Friday, February 1, 2013

Thoughts on Education in America. Pt. 1. College

Well, maybe I need to refute myself. This is apropos of my January 5, 2013 posting, "What Is College For?"

I read or heard recently that employers are complaining that college-educated young people don't have the skills they are working for.

So possibly my rosy vision of the liberal education is out-of-date, the product of an earlier era—maybe in fact about 100 years ago—when a college education was the province of the rich and the college grad did not have to have a lot of concern about finding a job after graduation. Or if he was going to work, his career might be medicine or the law—two fields for which your undergraduate education would not matter much and could be almost anything.

In those days of a hundred years ago, every educated person learned Latin and Greek—two things not much studied nowadays; and, unless you read old books that might include quotations in Latin an Greek which you were assumed to be able to understand, we pretty much get along without them.

So okay, maybe I have to concede that a college education has to, to some extent and in some degree, be geared to the exigencies of finding employment after graduation.
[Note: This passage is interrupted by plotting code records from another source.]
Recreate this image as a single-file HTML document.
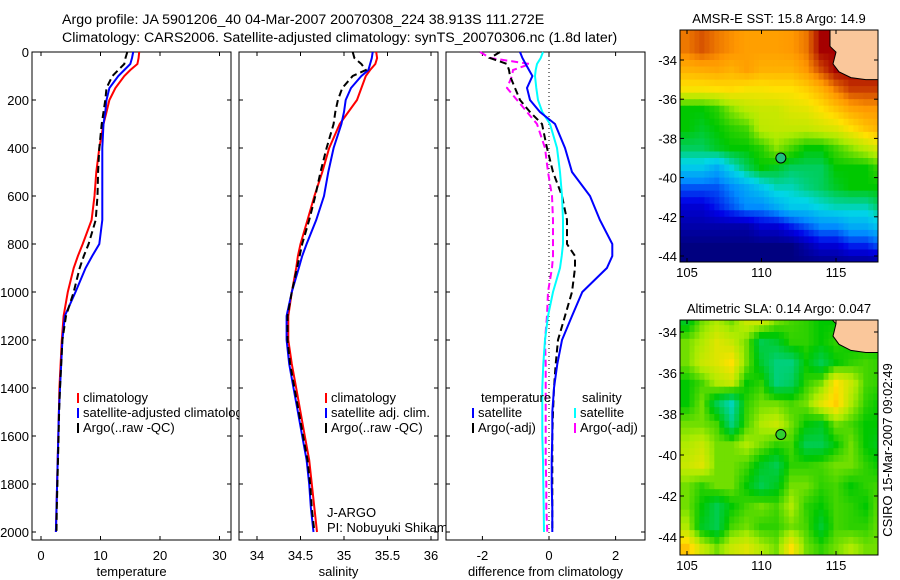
<!DOCTYPE html>
<html><head><meta charset="utf-8"><style>
html,body{margin:0;padding:0;background:#fff;}
svg{display:block;font-family:"Liberation Sans",sans-serif;}
text{font-size:13px;fill:#000;}
text.ttl{font-size:14.2px;}
</style></head><body>
<svg id="chart" width="900" height="580" viewBox="0 0 900 580">
<text class="ttl" x="62" y="24">Argo profile: JA 5901206_40 04-Mar-2007 20070308_224 38.913S 111.272E</text>
<text class="ttl" x="62" y="42">Climatology: CARS2006. Satellite-adjusted climatology: synTS_20070306.nc (1.8d later)</text>
</svg>
<script>
// ---------- data ----------
const depths = [0,25,50,75,100,150,200,250,300,400,500,600,700,800,850,900,1000,1100,1200,1300,1400,1500,1600,1700,1800,1900,2000];
const tempClim = [16.5,16.4,16.2,15,14,12.5,11.5,11,10.5,9.8,9.3,9.0,8.5,7,6.2,5.5,4.5,3.8,3.5,3.3,3.1,3.0,2.9,2.8,2.7,2.6,2.5];
const tempSat  = [15.5,15.3,15,14,13,11.5,11,10.8,10.5,10.3,10.3,10.3,10.3,9.8,8.6,7.5,5.8,4.0,3.6,3.4,3.2,3.0,2.9,2.8,2.7,2.6,2.5];
const tempArgo = [14.5,14.2,14,13,12,11,10.8,10.5,10.2,9.8,9.6,9.5,9.2,8,7.2,6.5,5.5,4.2,3.6,3.4,3.2,3.05,2.95,2.85,2.75,2.65,2.6];
const salClim = [35.37,35.38,35.36,35.3,35.25,35.2,35.15,35.05,34.95,34.83,34.75,34.66,34.58,34.5,34.47,34.45,34.4,34.36,34.36,34.4,34.45,34.5,34.55,34.6,34.63,34.66,34.69];
const salSat  = [35.33,35.32,35.3,35.28,35.2,35.08,35.02,35.0,34.97,34.88,34.82,34.77,34.68,34.57,34.52,34.48,34.4,34.34,34.34,34.37,34.42,34.47,34.52,34.57,34.6,34.62,34.65];
const salArgo = [35.1,35.12,35.2,35.25,35.1,34.98,34.93,34.9,34.88,34.8,34.73,34.67,34.6,34.52,34.49,34.46,34.4,34.35,34.35,34.38,34.43,34.48,34.53,34.58,34.61,34.63,34.66];
const dTempSat  = [-0.87,-0.8,-0.7,-0.6,-0.5,-0.66,-0.57,-0.27,0.18,0.48,0.69,1.23,1.53,1.9,1.9,1.74,1.0,0.69,0.39,0.25,0.15,0.1,0.1,0.08,0.08,0.1,0.1];
const dSalSat   = [-0.18,-0.25,-0.36,-0.4,-0.42,-0.38,-0.33,-0.2,0.03,0.24,0.33,0.39,0.42,0.42,0.38,0.33,0.12,-0.03,-0.12,-0.17,-0.2,-0.2,-0.2,-0.18,-0.17,-0.16,-0.15];
const dTempArgo = [-1.47,-1.77,-1.26,-1.2,-1.17,-1.02,-0.87,-0.57,-0.21,-0.06,0.12,0.39,0.54,0.54,0.78,0.78,0.69,0.48,0.27,0.2,0.15,0.12,0.1,0.1,0.1,0.1,0.1];
const dSalArgo  = [-2.07,-1.77,-0.57,-1.08,-1.11,-1.26,-0.96,-0.66,-0.36,-0.12,-0.03,0.09,0.12,0.12,0.12,0.09,-0.03,-0.06,-0.12,-0.1,-0.1,-0.1,-0.1,-0.1,-0.08,-0.08,-0.05];
const depthTicks = [0,200,400,600,800,1000,1200,1400,1600,1800,2000];
const tempTicks = [0,10,20,30];
const salTicks = [34,34.5,35,35.5,36];
const diffTicks = [-2,0,2];
const lonTicks = [105,110,115];
const latTicks = [-34,-36,-38,-40,-42,-44];
const sstGrid = [
[19,19.3,19,18.8,18.6,18.6,18.6,18.7,19,20,20,20,20,20],
[18.3,18.4,18.5,18.3,18.6,18.3,18.3,18.3,18.7,19.4,20,20,20,20],
[17.4,17.4,17.5,17.6,17.4,17.4,17.5,17.5,17.8,18.3,19,19.5,19.5,19.5],
[15,15,15.3,16,16.5,16.7,16.7,17,17.1,17.5,18,18.5,18.7,18.7],
[15,14.8,15,15.3,15.5,16.5,16.6,16.6,16.6,16.8,17,17.5,18,18.3],
[14.5,14.5,14.8,15,15,15.3,16,15.5,15,15,15.5,16,16.5,17],
[13.5,13.5,13,13.8,14.5,15,14.8,14.5,14.5,14.5,15,15,15,15.5],
[12,12,12,12.5,13,13.5,14,14,14.3,14.5,14.8,15,15,15],
[11,11,11.5,12,12.5,12.5,13,13.5,13.5,13.8,14,14,14,14.5],
[10.5,10.5,10.5,10.5,10.5,11,11,11.5,12,12.5,12.5,13,13,13.5],
[10,10,10,10,10,10,10,10,10.5,11,11,11.5,11.5,12],
[10,10,10,10,10,10,10,10,10,10,10,10,10,10]];
const slaGrid = [
[-0.02,0.05,0.08,0.05,0.1,0.1,0.05,0.03,0.02,0,0,0,0,0],
[0.05,0.08,0.12,0.1,0.05,-0.05,-0.03,0.02,0.02,0,0.02,0,0,0],
[0.05,0.1,0.12,0.15,0.05,-0.03,-0.08,-0.08,0,-0.05,0,0.02,0.03,0.02],
[0,0.03,0.08,0.1,0,0.02,-0.08,-0.06,0.02,0.05,0.15,0.1,0.03,0.02],
[0,0.05,-0.05,-0.12,0.02,0.05,0.05,0.03,0.05,0.12,0.17,0.08,0.02,0],
[0.05,0.05,0.03,-0.08,0.03,0.08,0.1,0.05,0,-0.02,0.05,0.03,0,0],
[0.08,0.1,0.05,0.05,0.08,0.05,0.02,0.03,-0.05,-0.05,0,0.05,0,-0.02],
[0.1,0.12,0.05,0.05,0.03,-0.02,-0.05,0.02,0.02,0.03,0.05,0.05,0.02,0],
[0.05,0.02,0.05,0.05,0,-0.05,-0.02,0.05,0.05,0.02,0.03,0,0.02,0.03],
[0.05,0,-0.05,0,0.03,0.05,0.03,0.08,0.02,0,0.03,0.02,0,0.05],
[0.08,-0.02,-0.05,0.03,0.05,0.02,0.02,0.05,0.03,-0.03,0.03,0.02,0.02,0.05],
[0.18,0.1,0.05,0.1,0.12,0.08,0.05,0.15,0.05,0.02,0.05,0.08,0.05,0.05]];
const gridLon0 = 104.5, gridLat0 = -33;
const argoLon = 111.3, argoLat = -39;
// ---------- helpers ----------
const svg = document.getElementById('chart');
const NS = 'http://www.w3.org/2000/svg';
function mk(tag, attrs, parent){ const e=document.createElementNS(NS,tag); for(const k in attrs) e.setAttribute(k,attrs[k]); (parent||svg).appendChild(e); return e; }
const PT=52, PB=540;
const yD = d => 52 + d*48/200;
function lin(d0,d1,r0,r1){ return v => r0 + (v-d0)*(r1-r0)/(d1-d0); }
const panels = [
  {x0:32,x1:231,sx:lin(0,10,41,100.5),ticks:tempTicks,label:'temperature',name:'temperature'},
  {x0:239,x1:438,sx:lin(34,35,257,344),ticks:salTicks,label:'salinity',name:'salinity'},
  {x0:446,x1:645,sx:lin(0,2,549,615.6),ticks:diffTicks,label:'difference from climatology',name:'difference'}];
function drawPanel(p,i){
  const g = mk('g',{});
  
  
  const r = mk('rect',{x:p.x0,y:PT,width:p.x1-p.x0,height:PB-PT,fill:'#fff',stroke:'#000','stroke-width':1},g);
  
  
  depthTicks.forEach(d=>{
    const y=yD(d);
    mk('line',{x1:p.x0,x2:p.x0+4,y1:y,y2:y,stroke:'#000'},g);
    mk('line',{x1:p.x1-4,x2:p.x1,y1:y,y2:y,stroke:'#000'},g);
    if(i===0){ const t=mk('text',{x:29,y:y+5,'text-anchor':'end'},g); t.textContent=d;
      
       }
  });
  p.ticks.forEach(v=>{
    const x=p.sx(v);
    mk('line',{x1:x,x2:x,y1:PT,y2:PT+4,stroke:'#000'},g);
    mk('line',{x1:x,x2:x,y1:PB-4,y2:PB,stroke:'#000'},g);
    const t=mk('text',{x:x,y:560,'text-anchor':'middle'},g); t.textContent=v;
    
    
  });
  const xl=mk('text',{x:(p.x0+p.x1)/2,y:576,'text-anchor':'middle'},g); xl.textContent=p.label;
  
  
  return g;
}
function series(p,vals,color,dash,name,w){
  const pts = vals.map((v,k)=>p.sx(v).toFixed(1)+','+yD(depths[k]).toFixed(1)).join(' ');
  const l = mk('polyline',{points:pts,fill:'none',stroke:color,'stroke-width':w||2,'stroke-dasharray':dash||'none'});
  
  
}
function legend(x,y,color,dash,label,name){
  mk('line',{x1:x,x2:x,y1:y-9,y2:y+1,stroke:color,'stroke-width':2});
  const t=mk('text',{x:x+5,y:y}); t.textContent=label;
  
  
}
// panel 1
drawPanel(panels[0],0);
series(panels[0],tempClim,'#ff0000',null,'temp-climatology-line');
series(panels[0],tempSat,'#0000ff',null,'temp-satellite-line');
series(panels[0],tempArgo,'#000',"7,4",'temp-argo-line');
legend(78,402,'#ff0000',null,'climatology','legend-climatology');
legend(78,417,'#0000ff',null,'satellite-adjusted climatology','legend-satellite-adjusted');
legend(78,432,'#000',null,'Argo(..raw -QC)','legend-argo');
// panel 2
drawPanel(panels[1],1);
series(panels[1],salClim,'#ff0000',null,'sal-climatology-line');
series(panels[1],salSat,'#0000ff',null,'sal-satellite-line');
series(panels[1],salArgo,'#000',"7,4",'sal-argo-line');
legend(326,402,'#ff0000',null,'climatology','legend-sal-climatology');
legend(326,417,'#0000ff',null,'satellite adj. clim.','legend-sal-satellite');
legend(326,432,'#000',null,'Argo(..raw -QC)','legend-sal-argo');
const j1=mk('text',{x:327,y:517}); j1.textContent='J-ARGO';
 
const j2=mk('text',{x:327,y:532}); j2.textContent='PI: Nobuyuki Shikama';
 
// panel 3
drawPanel(panels[2],2);
const z=panels[2].sx(0);
const zl=mk('line',{x1:z,x2:z,y1:PT,y2:PB,stroke:'#000','stroke-dasharray':'1,3'});
 
series(panels[2],dSalArgo,'#ff00ff',"7,4",'diff-sal-argo-line');
series(panels[2],dTempArgo,'#000',"7,4",'diff-temp-argo-line');
series(panels[2],dSalSat,'#00ffff',null,'diff-sal-satellite-line');
series(panels[2],dTempSat,'#0000ff',null,'diff-temp-satellite-line');
const tl=mk('text',{x:481,y:402}); tl.textContent='temperature';
 
legend(473,417,'#0000ff',null,'satellite','legend-diff-temp-satellite');
legend(473,432,'#000',null,'Argo(-adj)','legend-diff-temp-argo');
const sl=mk('text',{x:582,y:402}); sl.textContent='salinity';
 
legend(575,417,'#00ffff',null,'satellite','legend-diff-sal-satellite');
legend(575,432,'#ff00ff',null,'Argo(-adj)','legend-diff-sal-argo');
// ---------- maps ----------
const PAL=[[0,0,128],[0,0,230],[0,140,255],[0,215,230],[0,200,0],[170,235,0],[255,225,0],[255,150,0],[165,0,0]];
function cmap(v){ v=Math.max(0,Math.min(1,v))*(PAL.length-1); const i=Math.min(PAL.length-2,Math.floor(v)), f=v-i;
  const c=PAL[i].map((a,k)=>Math.round(a+(PAL[i+1][k]-a)*f)); return 'rgb('+c.join(',')+')'; }
function sample(grid,r,c){ // bilinear
  const R=grid.length-1, C=grid[0].length-1;
  r=Math.max(0,Math.min(R,r)); c=Math.max(0,Math.min(C,c));
  const r0=Math.min(R-1,Math.floor(r)), c0=Math.min(C-1,Math.floor(c)), fr=r-r0, fc=c-c0;
  return grid[r0][c0]*(1-fr)*(1-fc)+grid[r0][c0+1]*(1-fr)*fc+grid[r0+1][c0]*fr*(1-fc)+grid[r0+1][c0+1]*fr*fc;
}
function drawMap(m){
  const sx=lin(105,115,687,836), sy=lin(-34,-44,m.y34,m.y44);
  const g=mk('g',{});
  
  
  const cid='clip'+m.name;
  const cp=mk('clipPath',{id:cid},g); mk('rect',{x:680,y:m.top,width:198,height:m.bot-m.top},cp);
  const cells=mk('g',{'clip-path':'url(#'+cid+')'},g);
  const S=3, rows=m.grid.length, cols=m.grid[0].length;
  for(let r=-S;r<(rows+1)*S;r++) for(let c=-S;c<(cols+1)*S;c++){
    const v=sample(m.grid,(r+0.5)/S-0.5,(c+0.5)/S-0.5);
    const x0=sx(gridLon0+c/S), x1=sx(gridLon0+(c+1)/S), y0=sy(gridLat0-r/S), y1=sy(gridLat0-(r+1)/S);
    if(x1<680||x0>878||y1<m.top||y0>m.bot) continue;
    const cell=mk('rect',{x:x0.toFixed(1),y:y0.toFixed(1),width:(x1-x0+0.6).toFixed(1),height:(y1-y0+0.6).toFixed(1),fill:cmap(m.norm(v))},cells);
    
    
  }
  const land=[[114.6,-32],[114.6,-33.3],[115.0,-33.6],[114.8,-34.2],[115.2,-34.6],[116,-34.9],[117,-35],[118,-35],[118,-32]];
  const lp=land.map(p=>sx(p[0]).toFixed(1)+','+sy(p[1]).toFixed(1)).join(' ');
  const lnd=mk('polygon',{points:lp,fill:'#fac79b',stroke:'#000','stroke-width':1},cells);
   
  mk('rect',{x:680,y:m.top,width:198,height:m.bot-m.top,fill:'none',stroke:'#000'},g);
  latTicks.forEach(l=>{ const y=sy(l);
    mk('line',{x1:680,x2:684,y1:y,y2:y,stroke:'#000'},g); mk('line',{x1:874,x2:878,y1:y,y2:y,stroke:'#000'},g);
    const t=mk('text',{x:677,y:y+5,'text-anchor':'end'},g); t.textContent=l;
      });
  lonTicks.forEach(l=>{ const x=sx(l);
    mk('line',{x1:x,x2:x,y1:m.bot-4,y2:m.bot,stroke:'#000'},g); mk('line',{x1:x,x2:x,y1:m.top,y2:m.top+4,stroke:'#000'},g);
    const t=mk('text',{x:x,y:m.bot+15,'text-anchor':'middle'},g); t.textContent=l;
      });
  const mk1=mk('circle',{cx:sx(argoLon),cy:sy(argoLat),r:5,fill:m.markerFill,stroke:'#000'},g);
   
  const tt=mk('text',{x:779,y:m.top-7,'text-anchor':'middle'},g); tt.textContent=m.title;
   
}
drawMap({name:'sst-map',grid:sstGrid,norm:v=>(v-10)/10,top:30,bot:262,y34:60,y44:256,title:'AMSR-E SST: 15.8 Argo: 14.9',markerFill:'#20c080'});
drawMap({name:'sla-map',grid:slaGrid,norm:v=>v>=0?0.5+v/0.3*0.5:0.5+v/0.6*0.5,top:320,bot:555,y34:332,y44:537,title:'Altimetric SLA: 0.14 Argo: 0.047',markerFill:'#30d030'});
const side=mk('text',{x:892,y:450,'text-anchor':'middle',transform:'rotate(-90 892 450)'});
side.textContent='CSIRO 15-Mar-2007 09:02:49';
 
</script>
</body></html>
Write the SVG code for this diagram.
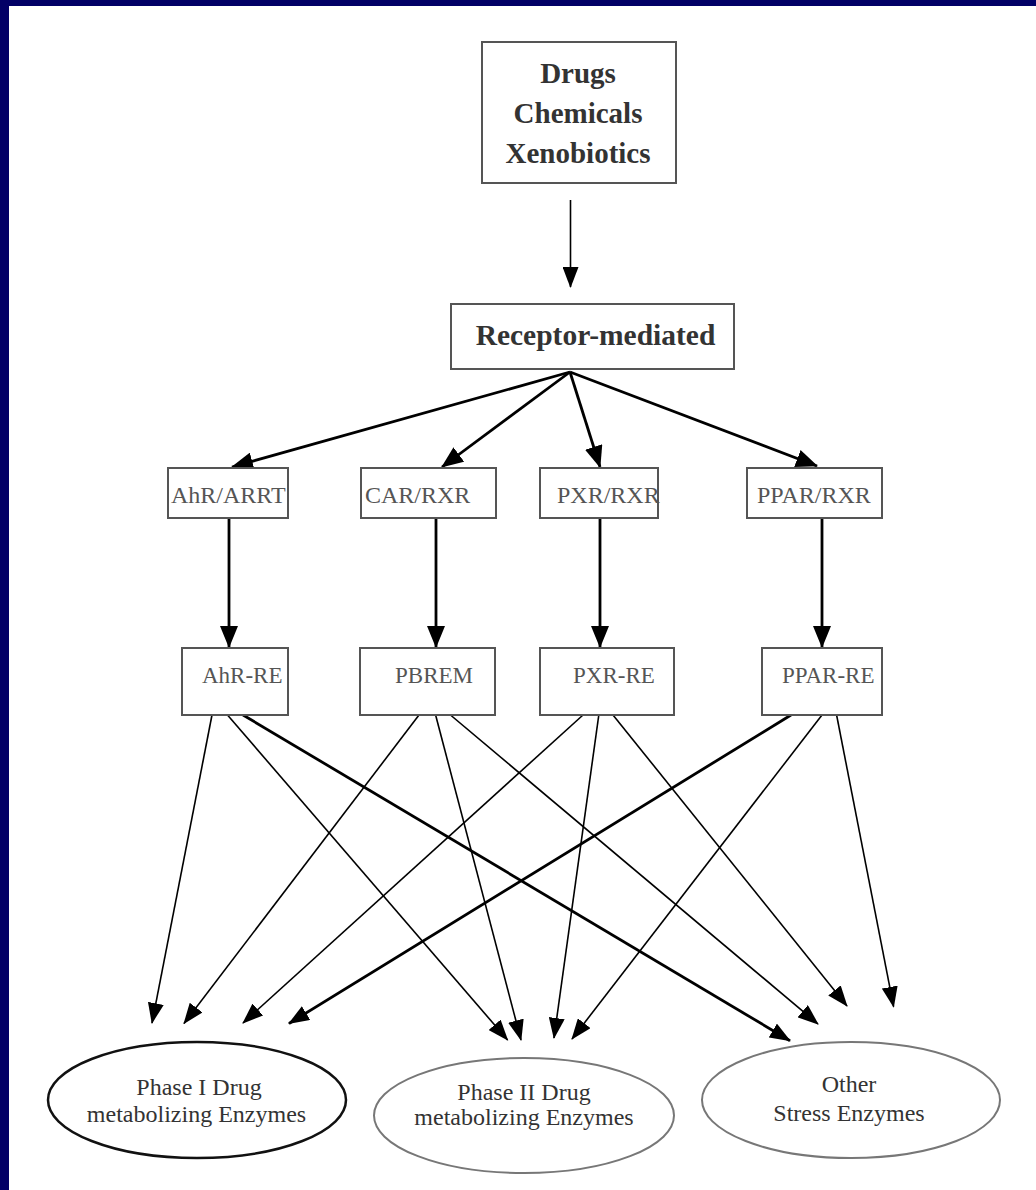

Even if I have to admit all this, I have to wonder, where to draw the line between "relevance" to something "useful" and clearly imparting job skills, and what I might call well-roundedness? I still have to lament what is not being learned these days. Young people nowadays don't learn, and don't care about, history—which means we are doomed to repeat the mistakes of the past.

They don't want to learn about literature or art. So they have little idea of the enormous, millennia-long march of civilization. I'm probably near to admitting that that might not be "useful," but I can't help believing that it is valuable.